Trump began his series of tweets by reiterating his unsubstantiated claims of “massive corruption which took place in the 2020 Election, which gives us far more votes than is necessary to win all of the Swing States.”
The president specifically noted a Georgia consent decree that he claimed was “unconstitutional,” which he then claimed made the two Senate races as well as his own loss in the Peach State to President-elect Joe Biden invalid.
The consent decree refers to a March agreement reached by state Democratic and Republican officials that gave voters an opportunity to fix ballots that contained an alleged mismatch between their signature as it appears on their ballot and the signature election officials have on file.
Trump and his allies have argued in multiple failed lawsuits that the consent decree was illegal because the decision did not involve state legislatures. However, as The New York Times reported, several groups have pointed out that Supreme Court rulings allow legislatures to delegate their authority to other state officials.
Trump is scheduled to hold a rally in Dalton, Ga., on Monday, one day before the Senate runoff elections, to encourage his supporters to turn out for GOP Sens. Kelly Loeffler and David Perdue, who are facing off against Democratic challengers the Rev. Raphael Warnock and Jon Ossoff, respectively.
Even while campaigning for the GOP candidates, whose elections will determine which party controls the Senate, the president has continued to advance his unfounded allegations of voting irregularities and fraud in November, despite the Electoral College confirming Biden’s win last month.
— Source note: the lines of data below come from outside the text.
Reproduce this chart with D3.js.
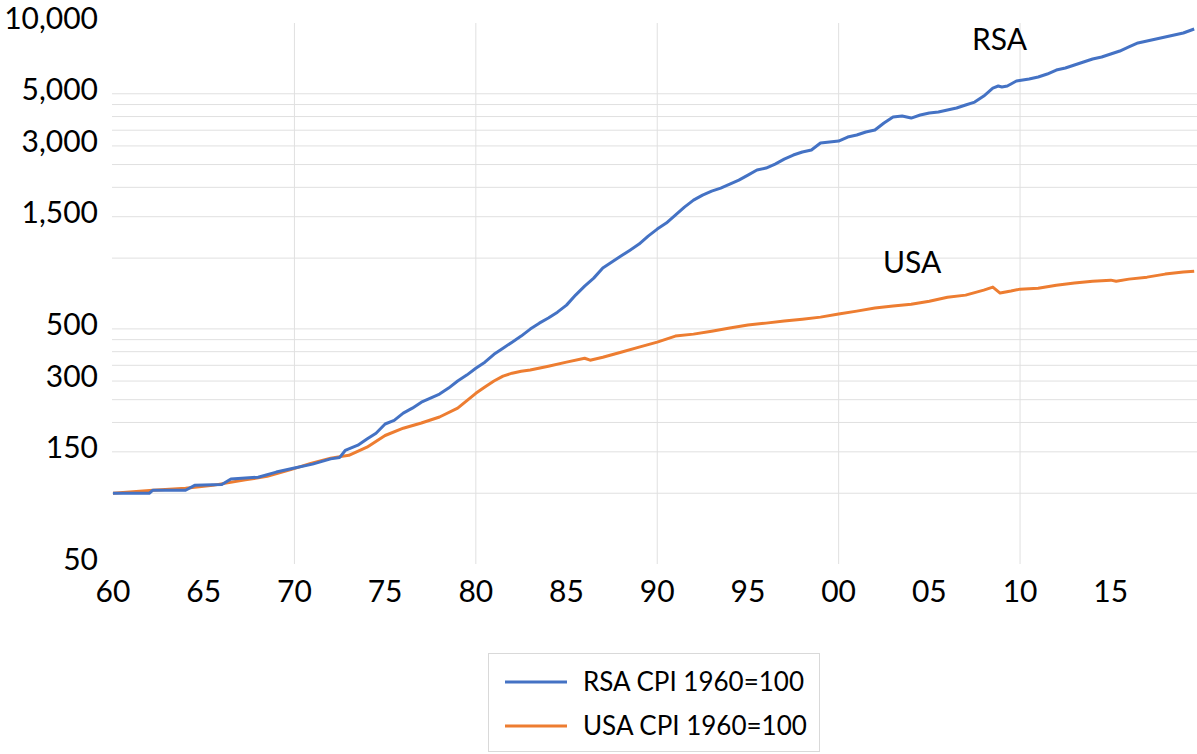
<!DOCTYPE html>
<html>
<head>
<meta charset="utf-8">
<script src="https://d3js.org/d3.v7.min.js"></script>
<style>
  body { margin: 0px; background: #fff; }
  text { font-family: Lato, "Open Sans", sans-serif; fill: #000; }
  .grid line { stroke: #e0e0e0; stroke-width: 1; }
</style>
</head>
<body>
<div id="chart"></div>
<script>
// RSA CPI (1960=100)
const rsaYears = [1960, 1962, 1962.2, 1964, 1964.5, 1966, 1966.5, 1968, 1969, 1970, 1971, 1972, 1972.5, 1972.8,
  1973.5, 1974, 1974.5, 1975, 1975.5, 1976, 1976.5, 1977, 1977.5, 1978, 1978.5, 1979, 1979.5, 1980, 1980.5,
  1981, 1981.5, 1982, 1982.5, 1983, 1983.5, 1984, 1984.5, 1985, 1985.5, 1986, 1986.5, 1987, 1987.5, 1988,
  1988.5, 1989, 1989.5, 1990, 1990.5, 1991, 1991.5, 1992, 1992.5, 1993, 1993.5, 1994, 1994.5, 1995, 1995.5,
  1996, 1996.5, 1997, 1997.5, 1998, 1998.5, 1999, 1999.5, 2000, 2000.5, 2001, 2001.5, 2002, 2002.5, 2003,
  2003.5, 2004, 2004.5, 2005, 2005.5, 2006, 2006.5, 2007, 2007.5, 2008, 2008.5, 2008.8, 2009, 2009.3, 2009.8,
  2010.5, 2011, 2011.5, 2012, 2012.5, 2013, 2013.5, 2014, 2014.5, 2015, 2015.5, 2016, 2016.5, 2017, 2017.5,
  2018, 2018.5, 2019, 2019.6];
const rsaValues = [100, 100, 103, 103, 108, 109, 115, 117, 123, 128, 133, 140, 142, 152,
  160, 170, 180, 197, 204, 219, 230, 244, 254, 264, 280, 300, 318, 340, 361,
  390, 414, 439, 466, 499, 529, 556, 589, 631, 696, 760, 822, 907, 962, 1020,
  1081, 1147, 1241, 1329, 1409, 1524, 1648, 1765, 1854, 1928, 1986, 2065, 2147, 2255, 2369,
  2415, 2512, 2638, 2744, 2826, 2883, 3086, 3116, 3147, 3273, 3338, 3438, 3506, 3754, 3981,
  4020, 3942, 4060, 4140, 4180, 4265, 4350, 4480, 4610, 4892, 5289, 5394, 5342, 5394, 5664,
  5776, 5893, 6067, 6310, 6436, 6628, 6823, 7028, 7168, 7379, 7600, 7906, 8222, 8383, 8550,
  8720, 8892, 9067, 9430];

// USA CPI (1960=100)
const usaYears = [1960, 1962.2, 1964, 1965.5, 1967.3, 1968.5, 1969.8, 1970.9, 1972, 1973, 1974, 1975, 1976,
  1977, 1978, 1979, 1980, 1980.5, 1981, 1981.5, 1982, 1982.5, 1983, 1984, 1985, 1986, 1986.3, 1987, 1988,
  1989, 1990, 1991, 1992, 1993, 1994, 1995, 1996, 1997, 1998, 1999, 2000, 2001, 2002, 2003, 2004, 2005,
  2006, 2007, 2008, 2008.5, 2008.9, 2009.5, 2010, 2011, 2012, 2013, 2014, 2015, 2015.3, 2016, 2017, 2018,
  2019, 2019.6];
const usaValues = [100, 103, 105, 108, 114, 118, 126, 134, 141, 145, 157, 176, 189,
  199, 211, 230, 266, 283, 300, 315, 324, 330, 334, 347, 361, 375, 368, 379, 398,
  418, 439, 466, 475, 489, 504, 519, 529, 540, 550, 561, 578, 595, 613, 625, 637, 656,
  682, 696, 731, 753, 710, 724, 738, 745, 767, 783, 798, 806, 798, 814, 830, 855,
  872, 880];

const yTickValues = [50, 150, 300, 500, 1500, 3000, 5000, 10000];
const yGridValues = [100, 150, 200, 250, 300, 350, 400, 450, 500, 1000, 1500, 2000, 2500, 3000, 3500, 4000, 4500, 5000];
const xTickYears = d3.range(1960, 2016, 5);
const xGridYears = [1970, 1980, 1990, 2000, 2010];

const width = 1197, height = 754;
const svg = d3.select("#chart").append("svg")
  .attr("width", width).attr("height", height);

const x = d3.scaleLinear().domain([1960, 2019.7]).range([113, 1196]);
const y = d3.scaleLog().domain([50, 10000]).range([564, 23]);

// grid
const grid = svg.append("g").attr("class", "grid");
grid.selectAll(".hg").data(yGridValues).enter().append("line")
  .attr("x1", 112).attr("x2", width)
  .attr("y1", d => y(d)).attr("y2", d => y(d));
grid.selectAll(".vg").data(xGridYears).enter().append("line")
  .attr("x1", d => x(d)).attr("x2", d => x(d))
  .attr("y1", y(10000)).attr("y2", y(50));

// y labels
svg.selectAll(".ylab").data(yTickValues).enter().append("text")
  .attr("x", 98).attr("y", d => y(d) - 5).attr("dy", "0.36em")
  .attr("text-anchor", "end").style("font-size", "30px")
  .text(d => d3.format(",")(d));

// x labels
svg.selectAll(".xlab").data(xTickYears).enter().append("text")
  .attr("x", d => x(d)).attr("y", 602)
  .attr("text-anchor", "middle").style("font-size", "30px")
  .text(d => String(d % 100).padStart(2, "0"));

const line = d3.line().x(d => x(d[0])).y(d => y(d[1]));

svg.append("path")
  .datum(usaYears.map((d, i) => [d, usaValues[i]]))
  .attr("fill", "none").attr("stroke", "#ED7D31").attr("stroke-width", 3)
  .attr("stroke-linejoin", "round").attr("d", line);

svg.append("path")
  .datum(rsaYears.map((d, i) => [d, rsaValues[i]]))
  .attr("fill", "none").attr("stroke", "#4472C4").attr("stroke-width", 3)
  .attr("stroke-linejoin", "round").attr("d", line);

// series labels
svg.append("text").attr("x", 972).attr("y", 50).style("font-size", "30px").text("RSA");
svg.append("text").attr("x", 883).attr("y", 273).style("font-size", "30px").text("USA");

// legend
const lg = svg.append("g");
lg.append("rect").attr("x", 488.5).attr("y", 653.5).attr("width", 331).attr("height", 98)
  .attr("fill", "#fff").attr("stroke", "#d9d9d9");
const legendItems = [["RSA CPI 1960=100", "#4472C4"], ["USA CPI 1960=100", "#ED7D31"]];
legendItems.forEach((it, i) => {
  const yy = 682 + i * 44;
  lg.append("line").attr("x1", 505).attr("x2", 567).attr("y1", yy).attr("y2", yy)
    .attr("stroke", it[1]).attr("stroke-width", 3);
  lg.append("text").attr("x", 583).attr("y", yy).attr("dy", "0.36em")
    .style("font-size", "26px").text(it[0]);
});
</script>
</body>
</html>
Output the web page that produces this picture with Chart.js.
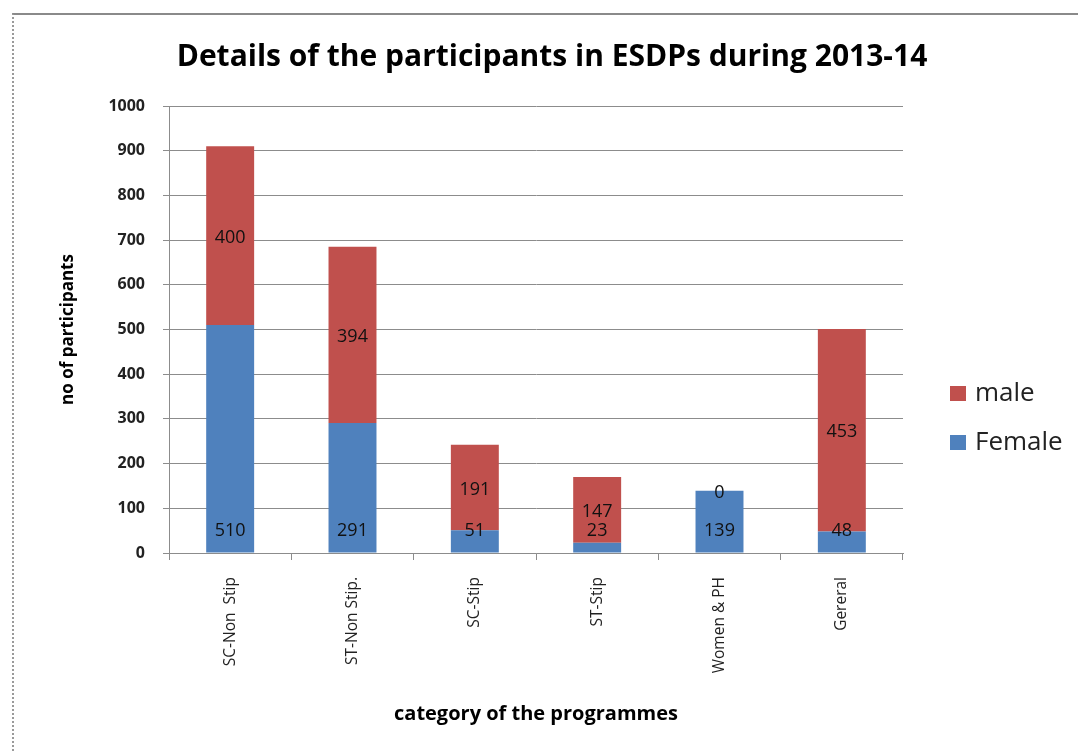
<!DOCTYPE html>
<html>
<head>
<meta charset="utf-8">
<script src="https://cdn.jsdelivr.net/npm/chart.js@4.4.1/dist/chart.umd.min.js"></script>
<style>
  html, body { margin: 0; padding: 0; background: #fff; }
  #wrap { position: relative; width: 1078px; height: 751px; overflow: hidden; }
  #frame { position: absolute; left: 12px; top: 13px; width: 1100px; height: 800px;
           border-top: 2px solid #8a8a8a; border-left: 2px dotted #9a9a9a; }
  #c { position: absolute; left: 0; top: 0; }
</style>
</head>
<body>
<div id="wrap">
  <div id="frame"></div>
  <canvas id="c" width="1078" height="751"></canvas>
</div>
<script>
const categories = ['SC-Non  Stip', 'ST-Non Stip.', 'SC-Stip', 'ST-Stip', 'Women & PH', 'Gereral'];
const female = [510, 291, 51, 23, 139, 48];
const male = [400, 394, 191, 147, 0, 453];
const yTicks = [0, 100, 200, 300, 400, 500, 600, 700, 800, 900, 1000];

const FONT = "'Open Sans', 'DejaVu Sans', sans-serif";
const GRID = '#8c8c8c';

// etiquetas de valor e legenda desenhadas à mão
const labelsPlugin = {
  id: 'valueLabels',
  afterDatasetsDraw(chart) {
    const ctx = chart.ctx;
    const base = chart.scales.y.getPixelForValue(0);
    ctx.save();
    ctx.font = '18px ' + FONT;
    ctx.fillStyle = '#111';
    ctx.textAlign = 'center';
    ctx.textBaseline = 'middle';
    chart.data.datasets.forEach((ds, i) => {
      chart.getDatasetMeta(i).data.forEach((bar, j) => {
        const y = ds.label === 'Female' ? base - 22 : (bar.y + bar.base) / 2 + 2;
        ctx.fillText(String(ds.data[j]), bar.x, y);
      });
    });
    ctx.restore();
  },
  afterDraw(chart) {
    const ctx = chart.ctx;
    const items = chart.data.datasets.slice().reverse();
    ctx.save();
    ctx.font = '26px ' + FONT;
    ctx.textBaseline = 'middle';
    items.forEach((ds, k) => {
      const cy = 394 + k * 49;
      ctx.fillStyle = ds.backgroundColor;
      ctx.fillRect(950, cy - 8, 16, 15);
      ctx.fillStyle = '#222';
      ctx.fillText(ds.label, 975, cy);
    });
    ctx.restore();
  }
};

new Chart(document.getElementById('c').getContext('2d'), {
  type: 'bar',
  data: {
    labels: categories,
    datasets: [
      { label: 'Female', data: female, backgroundColor: '#4f81bd', categoryPercentage: 1, barPercentage: 0.392 },
      { label: 'male', data: male, backgroundColor: '#c0504d', categoryPercentage: 1, barPercentage: 0.392 }
    ]
  },
  options: {
    responsive: false,
    animation: false,
    events: [],
    layout: { padding: { left: 26, right: 0, top: 0, bottom: 0 } },
    plugins: {
      legend: { display: false },
      tooltip: { enabled: false },
      title: {
        display: true,
        text: 'Details of the participants in ESDPs during 2013-14',
        color: '#000',
        font: { family: FONT, size: 30, weight: 'bold' },
        padding: { top: 39, bottom: 31 }
      }
    },
    scales: {
      x: {
        stacked: true,
        afterFit: s => { s.height = 198; },
        grid: { display: true, drawOnChartArea: false, tickLength: 7, color: GRID },
        border: { color: GRID },
        ticks: {
          color: '#222', padding: 17, minRotation: 90, maxRotation: 90, autoSkip: false,
          font: { family: FONT, size: 15.5 }
        },
        title: {
          display: true, text: 'category of the programmes', color: '#000',
          font: { family: FONT, size: 20, weight: 'bold' },
          padding: { top: 0, bottom: 25 }
        }
      },
      y: {
        stacked: true,
        min: 0, max: 1000,
        afterFit: s => { s.width = 143; },
        afterBuildTicks: s => { s.ticks = yTicks.map(v => ({ value: v })); },
        grid: { color: GRID, tickLength: 6 },
        border: { color: GRID },
        ticks: {
          color: '#222', padding: 18, font: { family: FONT, size: 16, weight: 'bold' },
          callback: v => String(v)
        },
        title: {
          display: true, text: 'no of participants', color: '#000',
          font: { family: FONT, size: 17, weight: 'bold' },
          padding: { top: 32, bottom: 0 }
        }
      },
      spacer: {
        type: 'linear', position: 'right', display: true,
        afterFit: s => { s.width = 175; },
        grid: { display: false }, border: { display: false }, ticks: { display: false }
      }
    }
  },
  plugins: [labelsPlugin]
});
</script>
</body>
</html>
Trump has taken aim at top election officials in Georgia and on Wednesday called for Gov. Brian Kemp’s (R) resignation, tweeting that the governor is an “obstructionist” and attacking him for refusing to acknowledge that he won the presidential race in Georgia, despite Biden’s roughly 12,000-vote lead in the state.
Kemp dismissed Trump’s remarks, telling reporters that his top priorities were responding to the COVID-19 pandemic and reelecting Perdue and Loeffler.
“All these other things — there is a constitutional and legal process that is playing out, and I am very comfortable letting that process play out. But that horse has left the barn in Georgia and it’s headed to D.C. right now,” Kemp said of the presidential election.
“The next vote is going to be there, not here,” he continued. “So people need to be focused on the vote that is happening here, and that is right now in early voting and it will be on Tuesday.”